__Requirements__
Write out the material exactly, leaving every picture behind.

__Entries provided__
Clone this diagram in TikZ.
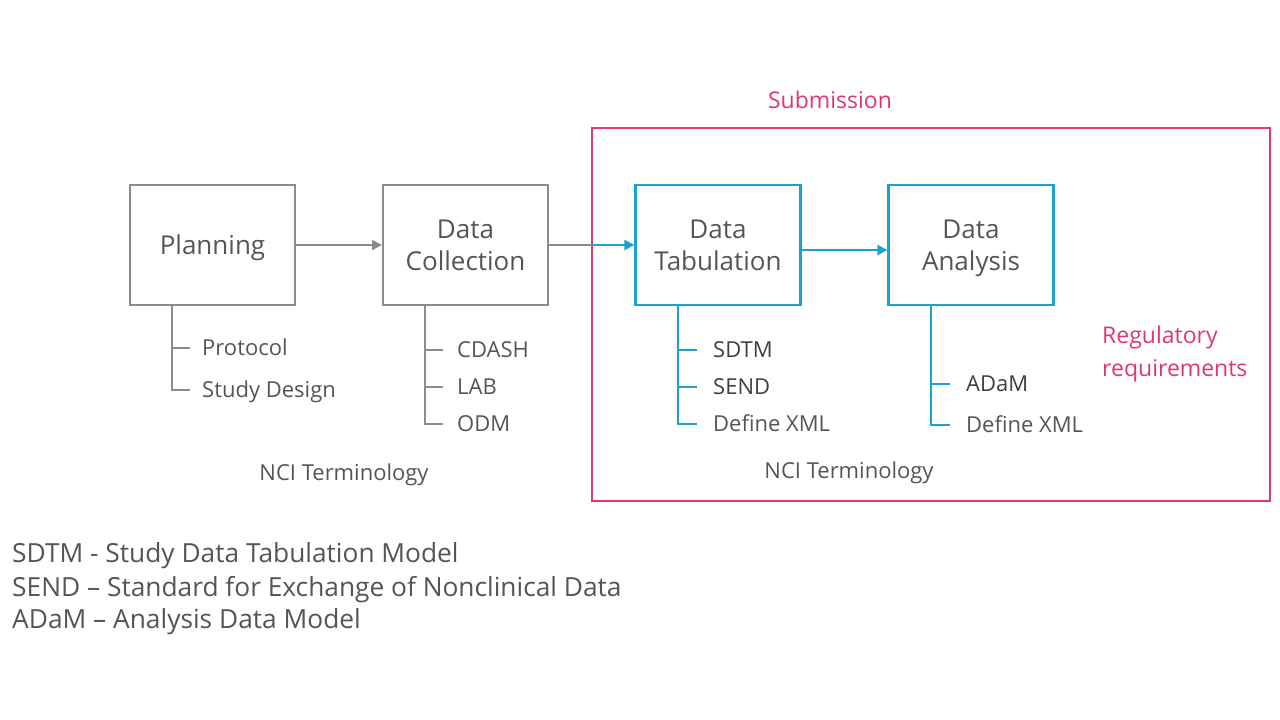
\documentclass[tikz,border=0pt]{standalone}
\usepackage{fontspec}
\setmainfont{Open Sans}
\usetikzlibrary{arrows.meta}
\definecolor{lgray}{HTML}{8C8C8C}
\definecolor{tgray}{HTML}{555555}
\definecolor{cblue}{HTML}{1DA1D0}
\definecolor{cpink}{HTML}{E0386C}
\newcommand{\bstrut}{\rule[-6.7pt]{0pt}{32pt}}
\newcommand{\rstrut}{\rule[-8.3pt]{0pt}{33pt}}
\tikzset{
  graybox/.style={draw=lgray, line width=2pt, minimum width=165pt, minimum height=120pt, inner sep=0pt, align=center, text=tgray, font=\fontsize{26}{32}\selectfont},
  bluebox/.style={graybox, draw=cblue, line width=2.2pt},
  grayline/.style={draw=lgray, line width=2pt},
  blueline/.style={draw=cblue, line width=2.4pt},
  grayarrow/.style={grayline, -{Triangle[length=10pt,width=10pt]}},
  bluearrow/.style={blueline, -{Triangle[length=10pt,width=10pt]}},
  item/.style={anchor=west, text=tgray, font=\fontsize{22}{26}\selectfont, inner sep=0pt, text height=15.8pt, text depth=0pt},
  bitem/.style={item, text=black!75},
  nci/.style={text=tgray, font=\fontsize{22}{26}\selectfont, inner sep=0pt, text height=15.8pt, text depth=0pt},
  pinktext/.style={text=cpink, font=\fontsize{23}{33}\selectfont, inner sep=0pt},
  legend/.style={anchor=west, text=tgray, font=\fontsize{26.3}{33}\selectfont, inner sep=0pt, text height=18.9pt, text depth=0pt}
}
\begin{document}
\begin{tikzpicture}[x=1pt,y=-1pt]
\useasboundingbox (0,0) rectangle (1280,720);
% pink submission frame
\draw[cpink, line width=2.4pt] (592,128) rectangle (1270,501);
\node[pinktext, text height=16.5pt, text depth=0pt] (sub) at (830,100) {Submission};
\node[pinktext, anchor=west, align=left] (reg) at (1102,351.5) {Regulatory\rstrut\\requirements\rstrut};

% boxes
\node[graybox] (plan) at (212.5,245) {Planning\bstrut};
\node[graybox] (coll) at (465.5,245) {Data\bstrut\\Collection\bstrut};
\node[bluebox] (tab) at (718,245) {Data\bstrut\\Tabulation\bstrut};
\node[bluebox] (ana) at (971,245) {Data\bstrut\\Analysis\bstrut};

% arrows
\draw[grayarrow] (plan.east) -- (coll.west);
\coordinate (border) at (592,245);
\draw[grayline] (coll.east) -- (border);
\draw[bluearrow] (border) -- (tab.west);
\draw[bluearrow] (tab.east |- 0,250) -- (ana.west |- 0,250);

% Planning tree
\coordinate (p0) at (172,305);
\coordinate (p1) at (172,348);
\coordinate (p2) at (172,390);
\coordinate (p1e) at (190,348);
\coordinate (p2e) at (190,390);
\draw[grayline] (p0) -- (p2) -- (p2e);
\draw[grayline] (p1) -- (p1e);
\node[item] (protocol) at (202,348) {Protocol};
\node[item] (design) at (202,390) {Study Design};

% Collection tree
\coordinate (c0) at (425,305);
\coordinate (c1) at (425,350);
\coordinate (c2) at (425,387);
\coordinate (c3) at (425,424);
\coordinate (c1e) at (443,350);
\coordinate (c2e) at (443,387);
\coordinate (c3e) at (443,424);
\draw[grayline] (c0) -- (c3) -- (c3e);
\draw[grayline] (c1) -- (c1e);
\draw[grayline] (c2) -- (c2e);
\node[item] (cdash) at (457,350) {CDASH};
\node[item] (lab) at (457,387) {LAB};
\node[item] (odm) at (457,424) {ODM};

% Tabulation tree
\coordinate (t0) at (678,305);
\coordinate (t1) at (678,350);
\coordinate (t2) at (678,387);
\coordinate (t3) at (678,424);
\coordinate (t1e) at (697,350);
\coordinate (t2e) at (697,387);
\coordinate (t3e) at (697,424);
\draw[blueline] (t0) -- (t3) -- (t3e);
\draw[blueline] (t1) -- (t1e);
\draw[blueline] (t2) -- (t2e);
\node[bitem] (sdtm) at (713,350) {SDTM};
\node[bitem] (send) at (713,387) {SEND};
\node[item] (defa) at (713,424) {Define XML};

% Analysis tree
\coordinate (a0) at (931,305);
\coordinate (a1) at (931,384);
\coordinate (a2) at (931,425);
\coordinate (a1e) at (950,384);
\coordinate (a2e) at (950,425);
\draw[blueline] (a0) -- (a2) -- (a2e);
\draw[blueline] (a1) -- (a1e);
\node[bitem] (adam) at (966,384) {ADaM};
\node[item] (defb) at (966,425) {Define XML};

% NCI terminology
\node[nci] (nci1) at (344,473) {NCI Terminology};
\node[nci] (nci2) at (849,471) {NCI Terminology};

% legend
\node[legend] (l1) at (12,553) {SDTM - Study Data Tabulation Model};
\node[legend] (l2) at (12,587) {SEND – Standard for Exchange of Nonclinical Data};
\node[legend] (l3) at (12,619) {ADaM – Analysis Data Model};
\end{tikzpicture}
\end{document}
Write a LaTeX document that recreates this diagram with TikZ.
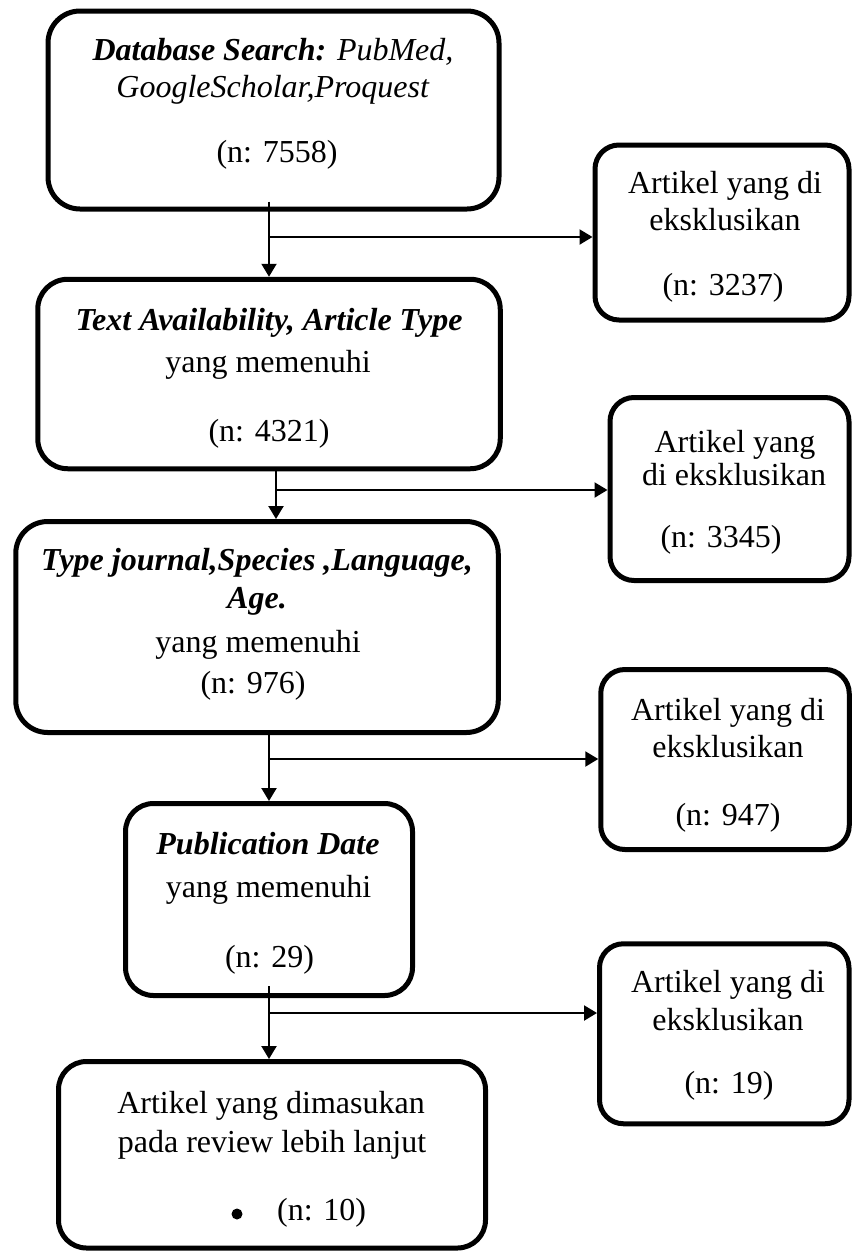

__Answer in full__
Clone this diagram in TikZ.
\documentclass[tikz,border=0pt]{standalone}
\usepackage{fontspec}
\setmainfont{Open Sans}
\usetikzlibrary{arrows.meta}
\definecolor{lgray}{HTML}{8C8C8C}
\definecolor{tgray}{HTML}{555555}
\definecolor{cblue}{HTML}{1DA1D0}
\definecolor{cpink}{HTML}{E0386C}
\newcommand{\bstrut}{\rule[-6.7pt]{0pt}{32pt}}
\newcommand{\rstrut}{\rule[-8.3pt]{0pt}{33pt}}
\tikzset{
  graybox/.style={draw=lgray, line width=2pt, minimum width=165pt, minimum height=120pt, inner sep=0pt, align=center, text=tgray, font=\fontsize{26}{32}\selectfont},
  bluebox/.style={graybox, draw=cblue, line width=2.2pt},
  grayline/.style={draw=lgray, line width=2pt},
  blueline/.style={draw=cblue, line width=2.4pt},
  grayarrow/.style={grayline, -{Triangle[length=10pt,width=10pt]}},
  bluearrow/.style={blueline, -{Triangle[length=10pt,width=10pt]}},
  item/.style={anchor=west, text=tgray, font=\fontsize{22}{26}\selectfont, inner sep=0pt, text height=15.8pt, text depth=0pt},
  bitem/.style={item, text=black!75},
  nci/.style={text=tgray, font=\fontsize{22}{26}\selectfont, inner sep=0pt, text height=15.8pt, text depth=0pt},
  pinktext/.style={text=cpink, font=\fontsize{23}{33}\selectfont, inner sep=0pt},
  legend/.style={anchor=west, text=tgray, font=\fontsize{26.3}{33}\selectfont, inner sep=0pt, text height=18.9pt, text depth=0pt}
}
\begin{document}
\begin{tikzpicture}[x=1pt,y=-1pt]
\useasboundingbox (0,0) rectangle (1280,720);
% pink submission frame
\draw[cpink, line width=2.4pt] (592,128) rectangle (1270,501);
\node[pinktext, text height=16.5pt, text depth=0pt] (sub) at (830,100) {Submission};
\node[pinktext, anchor=west, align=left] (reg) at (1102,351.5) {Regulatory\rstrut\\requirements\rstrut};

% boxes
\node[graybox] (plan) at (212.5,245) {Planning\bstrut};
\node[graybox] (coll) at (465.5,245) {Data\bstrut\\Collection\bstrut};
\node[bluebox] (tab) at (718,245) {Data\bstrut\\Tabulation\bstrut};
\node[bluebox] (ana) at (971,245) {Data\bstrut\\Analysis\bstrut};

% arrows
\draw[grayarrow] (plan.east) -- (coll.west);
\coordinate (border) at (592,245);
\draw[grayline] (coll.east) -- (border);
\draw[bluearrow] (border) -- (tab.west);
\draw[bluearrow] (tab.east |- 0,250) -- (ana.west |- 0,250);

% Planning tree
\coordinate (p0) at (172,305);
\coordinate (p1) at (172,348);
\coordinate (p2) at (172,390);
\coordinate (p1e) at (190,348);
\coordinate (p2e) at (190,390);
\draw[grayline] (p0) -- (p2) -- (p2e);
\draw[grayline] (p1) -- (p1e);
\node[item] (protocol) at (202,348) {Protocol};
\node[item] (design) at (202,390) {Study Design};

% Collection tree
\coordinate (c0) at (425,305);
\coordinate (c1) at (425,350);
\coordinate (c2) at (425,387);
\coordinate (c3) at (425,424);
\coordinate (c1e) at (443,350);
\coordinate (c2e) at (443,387);
\coordinate (c3e) at (443,424);
\draw[grayline] (c0) -- (c3) -- (c3e);
\draw[grayline] (c1) -- (c1e);
\draw[grayline] (c2) -- (c2e);
\node[item] (cdash) at (457,350) {CDASH};
\node[item] (lab) at (457,387) {LAB};
\node[item] (odm) at (457,424) {ODM};

% Tabulation tree
\coordinate (t0) at (678,305);
\coordinate (t1) at (678,350);
\coordinate (t2) at (678,387);
\coordinate (t3) at (678,424);
\coordinate (t1e) at (697,350);
\coordinate (t2e) at (697,387);
\coordinate (t3e) at (697,424);
\draw[blueline] (t0) -- (t3) -- (t3e);
\draw[blueline] (t1) -- (t1e);
\draw[blueline] (t2) -- (t2e);
\node[bitem] (sdtm) at (713,350) {SDTM};
\node[bitem] (send) at (713,387) {SEND};
\node[item] (defa) at (713,424) {Define XML};

% Analysis tree
\coordinate (a0) at (931,305);
\coordinate (a1) at (931,384);
\coordinate (a2) at (931,425);
\coordinate (a1e) at (950,384);
\coordinate (a2e) at (950,425);
\draw[blueline] (a0) -- (a2) -- (a2e);
\draw[blueline] (a1) -- (a1e);
\node[bitem] (adam) at (966,384) {ADaM};
\node[item] (defb) at (966,425) {Define XML};

% NCI terminology
\node[nci] (nci1) at (344,473) {NCI Terminology};
\node[nci] (nci2) at (849,471) {NCI Terminology};

% legend
\node[legend] (l1) at (12,553) {SDTM - Study Data Tabulation Model};
\node[legend] (l2) at (12,587) {SEND – Standard for Exchange of Nonclinical Data};
\node[legend] (l3) at (12,619) {ADaM – Analysis Data Model};
\end{tikzpicture}
\end{document}
Write a LaTeX document that recreates this diagram with TikZ.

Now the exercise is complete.